▶ [The request]:
Write every line out verbatim and omit the pictures.

* Start Provided data *

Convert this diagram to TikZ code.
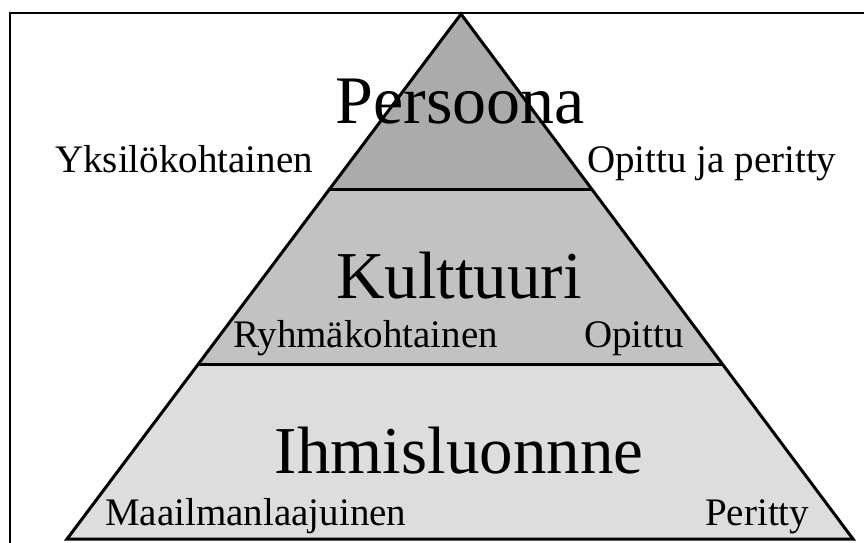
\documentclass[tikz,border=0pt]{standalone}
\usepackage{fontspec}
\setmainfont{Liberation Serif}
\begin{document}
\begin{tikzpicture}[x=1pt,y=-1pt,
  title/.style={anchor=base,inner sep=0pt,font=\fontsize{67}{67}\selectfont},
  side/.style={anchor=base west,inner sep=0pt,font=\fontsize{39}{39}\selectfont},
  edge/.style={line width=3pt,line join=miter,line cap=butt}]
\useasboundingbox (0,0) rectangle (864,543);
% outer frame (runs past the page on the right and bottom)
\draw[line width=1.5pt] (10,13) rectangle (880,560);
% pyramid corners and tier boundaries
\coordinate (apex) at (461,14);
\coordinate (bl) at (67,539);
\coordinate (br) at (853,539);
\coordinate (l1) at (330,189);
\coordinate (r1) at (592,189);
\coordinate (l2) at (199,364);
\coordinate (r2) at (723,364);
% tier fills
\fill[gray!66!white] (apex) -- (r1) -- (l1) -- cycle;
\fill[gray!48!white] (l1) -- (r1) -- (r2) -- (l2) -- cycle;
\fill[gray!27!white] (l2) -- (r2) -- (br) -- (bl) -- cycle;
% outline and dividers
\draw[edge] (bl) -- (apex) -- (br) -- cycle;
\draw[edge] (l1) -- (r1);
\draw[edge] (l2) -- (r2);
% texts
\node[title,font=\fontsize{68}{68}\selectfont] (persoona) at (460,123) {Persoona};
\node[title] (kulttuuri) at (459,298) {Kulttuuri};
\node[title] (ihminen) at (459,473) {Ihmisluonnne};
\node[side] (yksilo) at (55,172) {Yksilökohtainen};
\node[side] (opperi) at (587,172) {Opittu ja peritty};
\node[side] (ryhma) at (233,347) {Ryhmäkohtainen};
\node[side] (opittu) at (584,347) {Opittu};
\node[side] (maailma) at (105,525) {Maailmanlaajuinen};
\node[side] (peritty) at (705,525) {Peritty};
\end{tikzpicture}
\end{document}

* End Provided data *

▶ [Written solution]:
Convert this diagram to TikZ code.
\documentclass[tikz,border=0pt]{standalone}
\usepackage{fontspec}
\setmainfont{Liberation Serif}
\begin{document}
\begin{tikzpicture}[x=1pt,y=-1pt,
  title/.style={anchor=base,inner sep=0pt,font=\fontsize{67}{67}\selectfont},
  side/.style={anchor=base west,inner sep=0pt,font=\fontsize{39}{39}\selectfont},
  edge/.style={line width=3pt,line join=miter,line cap=butt}]
\useasboundingbox (0,0) rectangle (864,543);
% outer frame (runs past the page on the right and bottom)
\draw[line width=1.5pt] (10,13) rectangle (880,560);
% pyramid corners and tier boundaries
\coordinate (apex) at (461,14);
\coordinate (bl) at (67,539);
\coordinate (br) at (853,539);
\coordinate (l1) at (330,189);
\coordinate (r1) at (592,189);
\coordinate (l2) at (199,364);
\coordinate (r2) at (723,364);
% tier fills
\fill[gray!66!white] (apex) -- (r1) -- (l1) -- cycle;
\fill[gray!48!white] (l1) -- (r1) -- (r2) -- (l2) -- cycle;
\fill[gray!27!white] (l2) -- (r2) -- (br) -- (bl) -- cycle;
% outline and dividers
\draw[edge] (bl) -- (apex) -- (br) -- cycle;
\draw[edge] (l1) -- (r1);
\draw[edge] (l2) -- (r2);
% texts
\node[title,font=\fontsize{68}{68}\selectfont] (persoona) at (460,123) {Persoona};
\node[title] (kulttuuri) at (459,298) {Kulttuuri};
\node[title] (ihminen) at (459,473) {Ihmisluonnne};
\node[side] (yksilo) at (55,172) {Yksilökohtainen};
\node[side] (opperi) at (587,172) {Opittu ja peritty};
\node[side] (ryhma) at (233,347) {Ryhmäkohtainen};
\node[side] (opittu) at (584,347) {Opittu};
\node[side] (maailma) at (105,525) {Maailmanlaajuinen};
\node[side] (peritty) at (705,525) {Peritty};
\end{tikzpicture}
\end{document}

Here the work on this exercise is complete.